Its less than two miles away — a Japanese restaurant so good, its worth walking a mile to get to.  With the lack of parking, sometimes I do walk at least half a mile, and then wait to be seated. They are the best cooks, and are very professionally dressed in their black ninja outfits.  Politeness is never an issue, but there are never opinions, and small talk is …. well… “small”.  Then, a new guy started working there.  He is ultra friendly and talkative while being extremely polte.  We talk about every topic under the sun (not the rising sun).  He can talk about any subject while being careful not to criticize others.  Maybe he should be writing this blog entry!
 
Being friendly!
To get good reviews with the signing services, you need to be  a pleasure to work with.  Being human and friendly is part of the game — of course without sacrificing professionalism.  I really want to get responses from this blog on what the notaries consider the “right amount” of being friendly.  The trick is knowing what to talk about and how to talk about it.  With me, I’ll quickly digress into some inappropriate political discussion: a big no-no.  But, weather is a much safer bet.  But, even weather can be controversial.  Talking about rain is safe, but should you wait for the other person to bring up the subject of tsunamis just to be safe?  If its me, I’ll even ruin the subject of weather by bringing in the concept that God is upset with humans and thats why we are having the tsumani.  I’ll alienate borrowers even with the safest of topics.  Maybe I should stick to hurricanes.  At least with hurricanes I can blame the government for being neglegent about building levies, and leave God out of it!!!
 
Safe topics
Traffic is a safe topic, especially for me, since its clearly the fault of humans and not God’s wrath.
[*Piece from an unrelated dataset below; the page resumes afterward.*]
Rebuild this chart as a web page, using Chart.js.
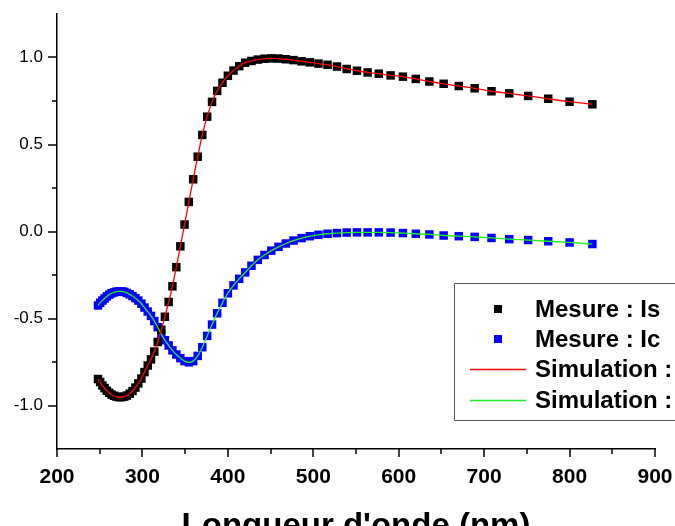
<!DOCTYPE html>
<html>
<head>
<meta charset="utf-8">
<script src="https://cdn.jsdelivr.net/npm/chart.js@4/dist/chart.umd.min.js"></script>
<style>
html, body { margin: 0; padding: 0; background: #fff; }
#wrap { width: 675px; height: 526px; }
</style>
</head>
<body>
<div id="wrap"><canvas id="graph"></canvas></div>
<script>
// wavelength (nm) of each measured point
var wavelength = [
    248.0, 250.5, 253.1, 255.7, 258.3, 261.1, 263.8, 266.7, 269.6, 272.5,
    275.6, 278.7, 281.8, 285.1, 288.4, 291.8, 295.2, 298.8, 302.4, 306.2,
    310.0, 313.9, 317.9, 322.1, 326.3, 330.7, 335.1, 339.7, 344.4, 349.3,
    354.3, 359.4, 364.7, 370.1, 375.8, 381.5, 387.5, 393.7, 400.0, 406.6,
    413.3, 420.3, 427.6, 435.1, 442.9, 450.9, 459.3, 467.9, 476.9, 486.3,
    496.0, 506.1, 516.7, 527.7, 539.1, 551.1, 563.6, 576.7, 590.5, 604.9,
    620.0, 635.9, 652.6, 670.3, 688.9, 708.6, 729.4, 751.5, 775.0, 800.0,
    826.7
];

var mesureIs = [
    -0.848, -0.865, -0.885, -0.900, -0.915, -0.927, -0.937, -0.944, -0.949, -0.952,
    -0.952, -0.949, -0.943, -0.932, -0.917, -0.897, -0.873, -0.845, -0.808, -0.770,
    -0.735, -0.690, -0.635, -0.565, -0.490, -0.405, -0.315, -0.205, -0.085, 0.040,
    0.170, 0.300, 0.430, 0.555, 0.660, 0.745, 0.808, 0.855, 0.895, 0.925,
    0.950, 0.970, 0.980, 0.988, 0.993, 0.995, 0.994, 0.990, 0.985, 0.978,
    0.972, 0.965, 0.958, 0.948, 0.934, 0.924, 0.914, 0.907, 0.897, 0.890,
    0.877, 0.862, 0.849, 0.836, 0.823, 0.806, 0.794, 0.779, 0.763, 0.746,
    0.731
];

var mesureIc = [
    -0.425, -0.410, -0.397, -0.385, -0.373, -0.363, -0.355, -0.350, -0.346, -0.344,
    -0.344, -0.347, -0.353, -0.361, -0.371, -0.383, -0.397, -0.415, -0.437, -0.460,
    -0.485, -0.515, -0.550, -0.590, -0.625, -0.655, -0.683, -0.707, -0.728, -0.745,
    -0.752, -0.745, -0.715, -0.665, -0.600, -0.535, -0.470, -0.410, -0.355, -0.310,
    -0.272, -0.235, -0.197, -0.163, -0.135, -0.110, -0.088, -0.069, -0.052, -0.038,
    -0.027, -0.019, -0.013, -0.009, -0.006, -0.005, -0.005, -0.005, -0.006, -0.009,
    -0.013, -0.017, -0.023, -0.027, -0.031, -0.037, -0.044, -0.049, -0.056, -0.063,
    -0.072
];

// the simulated curves lie on top of the measurements
var simulationIs = mesureIs;
var simulationIc = mesureIc;

var xMajor = [200, 300, 400, 500, 600, 700, 800, 900];
var xMinor = [250, 350, 450, 550, 650, 750, 850];
var yMajor = [-1.0, -0.5, 0.0, 0.5, 1.0];
var yMinor = [-0.75, -0.25, 0.25, 0.75];

var FONT = "'Liberation Sans', Arial, sans-serif";

function toPoints(xs, ys) {
    return xs.map(function (x, i) { return { x: x, y: ys[i] }; });
}

// minor and major tick marks, drawn outward like the original plot
var tickMarks = {
    id: 'tickMarks',
    afterDraw: function (chart) {
        var ctx = chart.ctx;
        var xs = chart.scales.x, ys = chart.scales.y;
        var x0 = chart.chartArea.left, y0 = chart.chartArea.bottom;
        ctx.save();
        ctx.strokeStyle = '#000';
        ctx.lineWidth = 1.5;
        ctx.beginPath();
        xMajor.forEach(function (v) {
            var p = Math.round(xs.getPixelForValue(v));
            ctx.moveTo(p, y0); ctx.lineTo(p, y0 + 8);
        });
        xMinor.forEach(function (v) {
            var p = Math.round(xs.getPixelForValue(v));
            ctx.moveTo(p, y0); ctx.lineTo(p, y0 + 5);
        });
        yMajor.forEach(function (v) {
            var p = Math.round(ys.getPixelForValue(v));
            ctx.moveTo(x0, p); ctx.lineTo(x0 - 9, p);
        });
        yMinor.forEach(function (v) {
            var p = Math.round(ys.getPixelForValue(v));
            ctx.moveTo(x0, p); ctx.lineTo(x0 - 5, p);
        });
        ctx.stroke();
        ctx.restore();
    }
};

// boxed legend sitting in the lower right, running off the canvas edge
var boxLegend = {
    id: 'boxLegend',
    afterDraw: function (chart) {
        var ctx = chart.ctx;
        var rows = [309, 339, 369, 400];
        ctx.save();
        ctx.fillStyle = '#fff';
        ctx.fillRect(455, 284, 230, 136);
        ctx.strokeStyle = '#555';
        ctx.lineWidth = 1;
        ctx.beginPath();
        ctx.moveTo(690, 283.5);
        ctx.lineTo(454.5, 283.5);
        ctx.lineTo(454.5, 420.5);
        ctx.lineTo(690, 420.5);
        ctx.stroke();

        ctx.font = 'bold 24px ' + FONT;
        ctx.textBaseline = 'middle';
        ctx.textAlign = 'left';
        chart.data.datasets.forEach(function (ds, i) {
            var y = rows[i];
            if (ds.showLine) {
                ctx.strokeStyle = ds.borderColor;
                ctx.lineWidth = 1.4;
                ctx.beginPath();
                ctx.moveTo(470, y + 0.5);
                ctx.lineTo(526, y + 0.5);
                ctx.stroke();
            } else {
                ctx.fillStyle = ds.pointBackgroundColor;
                ctx.fillRect(494, y - 4, 8, 8);
            }
            ctx.fillStyle = '#000';
            ctx.fillText(ds.label, 535, y + 1);
        });
        ctx.restore();
    }
};

var ctx = document.getElementById('graph').getContext('2d');
var chart = new Chart(ctx, {
    type: 'scatter',
    data: {
        datasets: [
            {
                label: 'Mesure : Is',
                data: toPoints(wavelength, mesureIs),
                pointStyle: 'rect',
                pointRadius: 6,
                pointBorderWidth: 0,
                pointBackgroundColor: '#000000',
                borderColor: '#000000',
                showLine: false,
                order: 2
            },
            {
                label: 'Mesure : Ic',
                data: toPoints(wavelength, mesureIc),
                pointStyle: 'rect',
                pointRadius: 6,
                pointBorderWidth: 0,
                pointBackgroundColor: '#0000ff',
                borderColor: '#0000ff',
                showLine: false,
                order: 3
            },
            {
                label: 'Simulation : Is',
                data: toPoints(wavelength, simulationIs),
                showLine: true,
                borderColor: '#ff0000',
                borderWidth: 1.3,
                pointRadius: 0,
                cubicInterpolationMode: 'monotone',
                order: 0
            },
            {
                label: 'Simulation : Ic',
                data: toPoints(wavelength, simulationIc),
                showLine: true,
                borderColor: '#22ee22',
                borderWidth: 1.3,
                pointRadius: 0,
                cubicInterpolationMode: 'monotone',
                order: 1
            }
        ]
    },
    options: {
        responsive: true,
        maintainAspectRatio: false,
        animation: false,
        devicePixelRatio: 1,
        layout: { padding: { top: 14, right: 20, left: 0, bottom: 0 } },
        plugins: {
            legend: { display: false },
            tooltip: { enabled: false }
        },
        scales: {
            x: {
                type: 'linear',
                min: 200,
                max: 900,
                afterFit: function (scale) {
                    scale.height = 77;
                    scale.paddingLeft = 0;
                    scale.paddingRight = 0;
                },
                afterBuildTicks: function (scale) {
                    scale.ticks = xMajor.map(function (v) { return { value: v }; });
                },
                grid: { display: false, drawTicks: false },
                border: { display: true, color: '#000', width: 1.5 },
                ticks: {
                    autoSkip: false,
                    maxRotation: 0,
                    padding: 16,
                    color: '#000',
                    font: { family: FONT, size: 21, weight: 'bold' },
                    callback: function (v) { return String(v); }
                },
                title: {
                    display: true,
                    text: "Longueur d'onde (nm)",
                    color: '#000',
                    font: { family: FONT, size: 33, weight: 'bold' },
                    padding: { top: 0, bottom: -21 }
                }
            },
            y: {
                type: 'linear',
                min: -1.25,
                max: 1.25,
                afterFit: function (scale) {
                    scale.width = 57;
                    scale.paddingTop = 0;
                    scale.paddingBottom = 0;
                },
                afterBuildTicks: function (scale) {
                    scale.ticks = yMajor.map(function (v) { return { value: v }; });
                },
                grid: { display: false, drawTicks: false },
                border: { display: true, color: '#000', width: 1.5 },
                ticks: {
                    autoSkip: false,
                    padding: 14,
                    color: '#000',
                    font: { family: FONT, size: 17 },
                    callback: function (v) { return v.toFixed(1); }
                }
            }
        }
    },
    plugins: [tickMarks, boxLegend]
});
</script>
</body>
</html>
But, what if you are late and talk about traffic.  Then, its no longer fun conversation — its an excuse… There’s a no-no!  Only talk about traffic if you are on time!  If its me, I’ll ruin even a nice conversation about traffic, by blaming the government for keeping gas taxes so low.  After that remark, even the socialists will outcaste me!  But, its true — if gas were $7 per gallon, there wouldn’t be any traffic — ever!!!
 
Fashion – is it safe?
Fashion could go either way.  It depends on whether the other person has the same tastes as you.  But, sticking to more “universal” topics like where the best sales are for general items is relatively safe.  Talking about general items is politically correct, but when it gets into tweed blazers, you are entering an area of sociological barriers.  The professors will like the conversation, and everyone else will raise their eyebrows!
 
Guns and Religion?
Obama really blew it with this comment.  Religion teaches peace, so how can religious people love guns so much?  Do they want to fight for peace? Don’t talk about this at a signing!  But, if you can pull off talking about what happened at church last week without alienating those of a different caste, creed or faith, I’ll be impressed.  If you can make this type of conversation “universal” in nature, you are a professional at knowing what to say and how to say it.  I would personally give you a reward!
 
Politics?
OHG… stay away!!!  The most political statement you can get away with is how you bumped into Obama at the swimming pool.  That will work.  You can mention how he out swam you.  I heard he keeps very fit!

If you follow these tips, you will be a more professional notary!